▶ [Goal of the exercise]: Repeat the full listing below verbatim and keep the images out.

▶ [Data lines]:
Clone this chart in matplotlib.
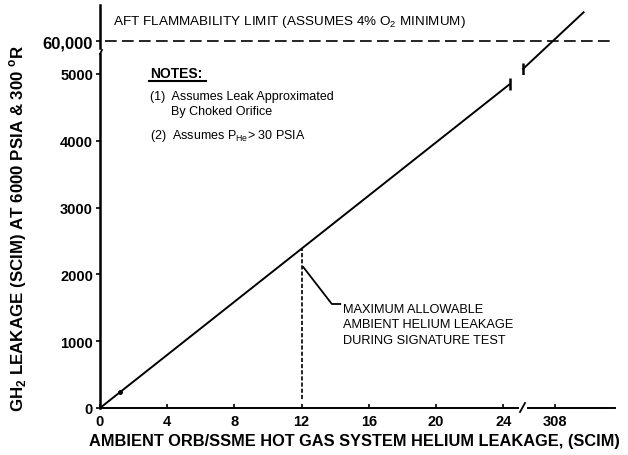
import matplotlib
matplotlib.use("Agg")
import matplotlib.pyplot as plt

# ---- data ----
he_leak = [0, 24.4]                 # SCIM helium (lower segment)
gh2_leak = [0, 4850]                # SCIM GH2
he_leak_upper = [306.1, 309.7]      # upper segment past the axis breaks
gh2_leak_upper = [59660, 60350]
flammability_limit = 60000
max_allow_he = 12
max_allow_gh2 = 2380
x_ticks = [0, 4, 8, 12, 16, 20, 24]
x_ticks_upper = [308]
y_ticks = [0, 1000, 2000, 3000, 4000, 5000]
y_tick_upper = [60000]
y_tick_upper_label = ["60,000"]

W, H = 628, 456
plt.rcParams['font.family'] = ['Liberation Sans', 'DejaVu Sans']
plt.rcParams['mathtext.fontset'] = 'custom'
plt.rcParams['mathtext.rm'] = 'Liberation Sans'
plt.rcParams['mathtext.bf'] = 'Liberation Sans:bold'
fig = plt.figure(figsize=(W / 100, H / 100), dpi=100)


def rect(l, t, r, b):
    return [l / W, 1 - b / H, (r - l) / W, (b - t) / H]


def fx(px):
    return px / W


def fy(py):
    return 1 - py / H


PX_X = 16.8          # pixels per SCIM helium
PX_Y = 66.8 / 1000   # pixels per SCIM GH2 (lower)
TY = 0.082           # pixels per SCIM GH2 (upper)
tickfont = dict(fontsize=10.5, fontweight='bold')

# ---- lower-left main axes ----
ax = fig.add_axes(rect(100, 55, 518, 409))
ax.set_xlim(0, 418 / PX_X)
ax.set_ylim(0, 354 / PX_Y)
ax.patch.set_alpha(0)
for s in ['top', 'right']:
    ax.spines[s].set_visible(False)
ax.spines['left'].set_linewidth(1.8)
ax.spines['bottom'].set_linewidth(1.4)
ax.set_xticks(x_ticks)
ax.set_xticklabels([str(v) for v in x_ticks], **tickfont)
ax.set_yticks(y_ticks)
ax.set_yticklabels([str(v) for v in y_ticks], **tickfont)
ax.tick_params(axis='x', direction='in', length=3, width=1.2, pad=4)
ax.tick_params(axis='y', direction='out', length=3, width=1.2, pad=2)

ax.plot(he_leak, gh2_leak, color='black', lw=1.4, solid_capstyle='butt')
ax.plot(he_leak[-1:], gh2_leak[-1:], marker='|', ms=8, mew=1.8, color='black')
ax.plot([1.2], [1.2 * gh2_leak[1] / he_leak[1]], marker='o', ms=2.5, color='black')

# vertical dashed marker at maximum allowable
ax.plot([max_allow_he, max_allow_he], [130, max_allow_gh2], color='black', lw=1.2,
        ls=(0, (2.5, 1.2)))
# leader line and annotation
ax.plot([12.1, 13.8, 14.3], [2110, 1557, 1557], color='black', lw=1.3)
ax.text(14.45, 1570, "MAXIMUM ALLOWABLE\nAMBIENT HELIUM LEAKAGE\nDURING SIGNATURE TEST",
        fontsize=9.2, va='top', ha='left', linespacing=1.36)

ax.set_xlabel("AMBIENT ORB/SSME HOT GAS SYSTEM HELIUM LEAKAGE, (SCIM)",
              fontsize=11.8, fontweight='bold')
ax.xaxis.set_label_coords(0.608, -0.07)
ax.set_ylabel(r"GH$_\mathbf{2}$ LEAKAGE (SCIM) AT 6000 PSIA & 300 $^\mathbf{o}$R",
              fontsize=12.2, fontweight='bold', va='center')
ax.yaxis.set_label_coords(-0.195, 0.51)

# x-axis break marks
ax.plot([1 + 2 / 418, 1 + 7 / 418], [-4 / 354, 5 / 354], transform=ax.transAxes,
        color='black', lw=1.3, clip_on=False)
# y-axis break curl (top of lower axis)
ax.plot([0, 2 / 418], [1, 1 + 4 / 354], transform=ax.transAxes,
        color='black', lw=1.3, clip_on=False)

# ---- lower-right axes (past x break) ----
axr = fig.add_axes(rect(528, 55, 615, 409))
axr.set_xlim(308 - 27 / PX_X, 308 + 60 / PX_X)
axr.set_ylim(0, 354 / PX_Y)
axr.patch.set_alpha(0)
for s in ['top', 'right', 'left']:
    axr.spines[s].set_visible(False)
axr.spines['bottom'].set_linewidth(1.4)
axr.set_yticks([])
axr.set_xticks(x_ticks_upper)
axr.set_xticklabels([str(v) for v in x_ticks_upper], **tickfont)
axr.tick_params(axis='x', direction='in', length=3, width=1.2, pad=4)

# ---- top axes (past y break) ----
axt = fig.add_axes(rect(100, 0, 620, 75))
axt.set_xlim(308 - 455 / PX_X, 308 + 65 / PX_X)
axt.set_ylim(flammability_limit - 33 / TY, flammability_limit + 42 / TY)
axt.patch.set_alpha(0)
for s in ['top', 'right', 'bottom']:
    axt.spines[s].set_visible(False)
axt.spines['left'].set_linewidth(1.8)
axt.spines['left'].set_bounds(flammability_limit - 7 / TY, flammability_limit + 36 / TY)
axt.set_xticks([])
axt.set_yticks(y_tick_upper)
axt.set_yticklabels(y_tick_upper_label, fontsize=12, fontweight='bold')
axt.tick_params(axis='y', direction='out', length=3, width=1.2, pad=2)
axt.axhline(flammability_limit, xmin=5 / 520, xmax=512 / 520, color='black', lw=1.2,
            ls=(0, (7, 3.2)))
axt.plot(he_leak_upper, gh2_leak_upper, color='black', lw=1.4)
axt.plot(he_leak_upper[:1], gh2_leak_upper[:1], marker='|', ms=8, mew=1.8, color='black')

fig.text(fx(113), fy(22), r"AFT FLAMMABILITY LIMIT (ASSUMES 4% O$_2$ MINIMUM)",
         fontsize=9.7, va='center', ha='left')

# ---- notes ----
fig.text(fx(150), fy(74), "NOTES:", fontsize=10, fontweight='bold', va='center', ha='left')
fig.add_artist(plt.Line2D([fx(149), fx(206)], [fy(82), fy(82)], color='black', lw=1.5))
fig.text(fx(150), fy(97), "(1)  Assumes Leak Approximated", fontsize=9, va='center', ha='left')
fig.text(fx(171), fy(112), "By Choked Orifice", fontsize=9, va='center', ha='left')
fig.text(fx(150), fy(136), r"(2)  Assumes P$_{\mathregular{He}}$> 30 PSIA", fontsize=9,
         va='center', ha='left')

fig.savefig("out.png", dpi=100)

▶ [Response]:
Clone this chart in matplotlib.
import matplotlib
matplotlib.use("Agg")
import matplotlib.pyplot as plt

# ---- data ----
he_leak = [0, 24.4]                 # SCIM helium (lower segment)
gh2_leak = [0, 4850]                # SCIM GH2
he_leak_upper = [306.1, 309.7]      # upper segment past the axis breaks
gh2_leak_upper = [59660, 60350]
flammability_limit = 60000
max_allow_he = 12
max_allow_gh2 = 2380
x_ticks = [0, 4, 8, 12, 16, 20, 24]
x_ticks_upper = [308]
y_ticks = [0, 1000, 2000, 3000, 4000, 5000]
y_tick_upper = [60000]
y_tick_upper_label = ["60,000"]

W, H = 628, 456
plt.rcParams['font.family'] = ['Liberation Sans', 'DejaVu Sans']
plt.rcParams['mathtext.fontset'] = 'custom'
plt.rcParams['mathtext.rm'] = 'Liberation Sans'
plt.rcParams['mathtext.bf'] = 'Liberation Sans:bold'
fig = plt.figure(figsize=(W / 100, H / 100), dpi=100)


def rect(l, t, r, b):
    return [l / W, 1 - b / H, (r - l) / W, (b - t) / H]


def fx(px):
    return px / W


def fy(py):
    return 1 - py / H


PX_X = 16.8          # pixels per SCIM helium
PX_Y = 66.8 / 1000   # pixels per SCIM GH2 (lower)
TY = 0.082           # pixels per SCIM GH2 (upper)
tickfont = dict(fontsize=10.5, fontweight='bold')

# ---- lower-left main axes ----
ax = fig.add_axes(rect(100, 55, 518, 409))
ax.set_xlim(0, 418 / PX_X)
ax.set_ylim(0, 354 / PX_Y)
ax.patch.set_alpha(0)
for s in ['top', 'right']:
    ax.spines[s].set_visible(False)
ax.spines['left'].set_linewidth(1.8)
ax.spines['bottom'].set_linewidth(1.4)
ax.set_xticks(x_ticks)
ax.set_xticklabels([str(v) for v in x_ticks], **tickfont)
ax.set_yticks(y_ticks)
ax.set_yticklabels([str(v) for v in y_ticks], **tickfont)
ax.tick_params(axis='x', direction='in', length=3, width=1.2, pad=4)
ax.tick_params(axis='y', direction='out', length=3, width=1.2, pad=2)

ax.plot(he_leak, gh2_leak, color='black', lw=1.4, solid_capstyle='butt')
ax.plot(he_leak[-1:], gh2_leak[-1:], marker='|', ms=8, mew=1.8, color='black')
ax.plot([1.2], [1.2 * gh2_leak[1] / he_leak[1]], marker='o', ms=2.5, color='black')

# vertical dashed marker at maximum allowable
ax.plot([max_allow_he, max_allow_he], [130, max_allow_gh2], color='black', lw=1.2,
        ls=(0, (2.5, 1.2)))
# leader line and annotation
ax.plot([12.1, 13.8, 14.3], [2110, 1557, 1557], color='black', lw=1.3)
ax.text(14.45, 1570, "MAXIMUM ALLOWABLE\nAMBIENT HELIUM LEAKAGE\nDURING SIGNATURE TEST",
        fontsize=9.2, va='top', ha='left', linespacing=1.36)

ax.set_xlabel("AMBIENT ORB/SSME HOT GAS SYSTEM HELIUM LEAKAGE, (SCIM)",
              fontsize=11.8, fontweight='bold')
ax.xaxis.set_label_coords(0.608, -0.07)
ax.set_ylabel(r"GH$_\mathbf{2}$ LEAKAGE (SCIM) AT 6000 PSIA & 300 $^\mathbf{o}$R",
              fontsize=12.2, fontweight='bold', va='center')
ax.yaxis.set_label_coords(-0.195, 0.51)

# x-axis break marks
ax.plot([1 + 2 / 418, 1 + 7 / 418], [-4 / 354, 5 / 354], transform=ax.transAxes,
        color='black', lw=1.3, clip_on=False)
# y-axis break curl (top of lower axis)
ax.plot([0, 2 / 418], [1, 1 + 4 / 354], transform=ax.transAxes,
        color='black', lw=1.3, clip_on=False)

# ---- lower-right axes (past x break) ----
axr = fig.add_axes(rect(528, 55, 615, 409))
axr.set_xlim(308 - 27 / PX_X, 308 + 60 / PX_X)
axr.set_ylim(0, 354 / PX_Y)
axr.patch.set_alpha(0)
for s in ['top', 'right', 'left']:
    axr.spines[s].set_visible(False)
axr.spines['bottom'].set_linewidth(1.4)
axr.set_yticks([])
axr.set_xticks(x_ticks_upper)
axr.set_xticklabels([str(v) for v in x_ticks_upper], **tickfont)
axr.tick_params(axis='x', direction='in', length=3, width=1.2, pad=4)

# ---- top axes (past y break) ----
axt = fig.add_axes(rect(100, 0, 620, 75))
axt.set_xlim(308 - 455 / PX_X, 308 + 65 / PX_X)
axt.set_ylim(flammability_limit - 33 / TY, flammability_limit + 42 / TY)
axt.patch.set_alpha(0)
for s in ['top', 'right', 'bottom']:
    axt.spines[s].set_visible(False)
axt.spines['left'].set_linewidth(1.8)
axt.spines['left'].set_bounds(flammability_limit - 7 / TY, flammability_limit + 36 / TY)
axt.set_xticks([])
axt.set_yticks(y_tick_upper)
axt.set_yticklabels(y_tick_upper_label, fontsize=12, fontweight='bold')
axt.tick_params(axis='y', direction='out', length=3, width=1.2, pad=2)
axt.axhline(flammability_limit, xmin=5 / 520, xmax=512 / 520, color='black', lw=1.2,
            ls=(0, (7, 3.2)))
axt.plot(he_leak_upper, gh2_leak_upper, color='black', lw=1.4)
axt.plot(he_leak_upper[:1], gh2_leak_upper[:1], marker='|', ms=8, mew=1.8, color='black')

fig.text(fx(113), fy(22), r"AFT FLAMMABILITY LIMIT (ASSUMES 4% O$_2$ MINIMUM)",
         fontsize=9.7, va='center', ha='left')

# ---- notes ----
fig.text(fx(150), fy(74), "NOTES:", fontsize=10, fontweight='bold', va='center', ha='left')
fig.add_artist(plt.Line2D([fx(149), fx(206)], [fy(82), fy(82)], color='black', lw=1.5))
fig.text(fx(150), fy(97), "(1)  Assumes Leak Approximated", fontsize=9, va='center', ha='left')
fig.text(fx(171), fy(112), "By Choked Orifice", fontsize=9, va='center', ha='left')
fig.text(fx(150), fy(136), r"(2)  Assumes P$_{\mathregular{He}}$> 30 PSIA", fontsize=9,
         va='center', ha='left')

fig.savefig("out.png", dpi=100)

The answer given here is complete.